There is speculation - though I have no idea how founded it is - that major hedge funds pay Robinhood for advance notification on trades, which allows them to theoretically undercut the trades and make a fractional profit.
Say, for example, you put in an order to buy 5 shares of Gamestop stock at market price, on Robinhood. Citadel has access to this information, because they pay Robinhood for that access. Market price is increasing from, say $1.00/share to $1.01/share. Citadel sees this, and undercuts the trade, buying 5 shares from the market at $1.00, and selling them to you for $1.01. You, the consumer, just see that your market price order ended up costing $1.01/share. Whereas Citadel skimmed some profit off of it that you didn't see.

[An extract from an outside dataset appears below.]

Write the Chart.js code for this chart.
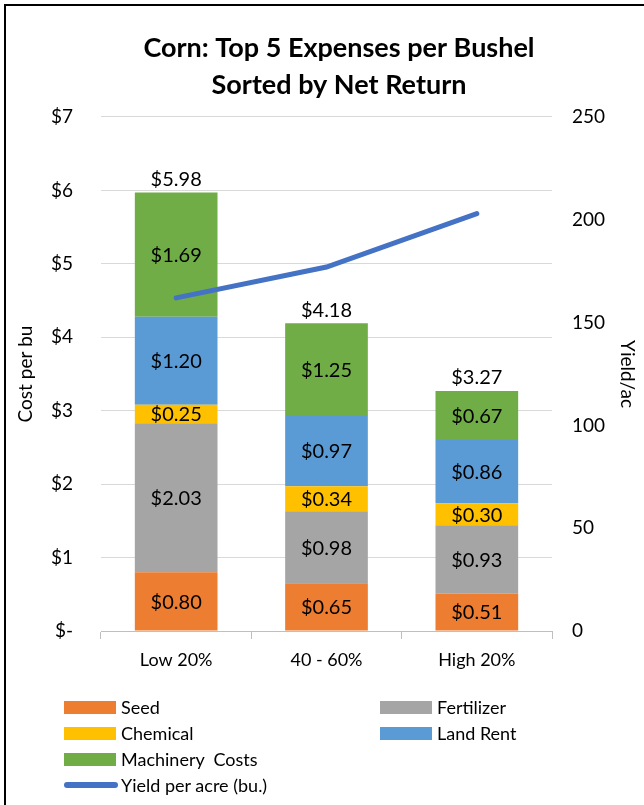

Citadel and other hedge funds are taking an absolute beating from this, because they've bet very, very heavily on companies like Gamestop, Blackberry, Nokia, and others to fail. I saw an estimate this morning that hedge funds had lost approx $71 billion year-to-date on this fiasco.
So Citadel gets in front of Robinhood and demands that Robinhood stop letting people buy these shares. That depresses the price, causes a bunch of holders to try to sell to lock in whatever they can, and allows Citadel and other companies to cover their shorts. Basically, the big hedge funds pressure Robinhood into stopping new purchases of these companies, because without Citadel paying for those services, Robinhood doesn't exist. Robinhood caved because the other option is turn off the money tap that funds their business.
This is the rampant speculation, at least.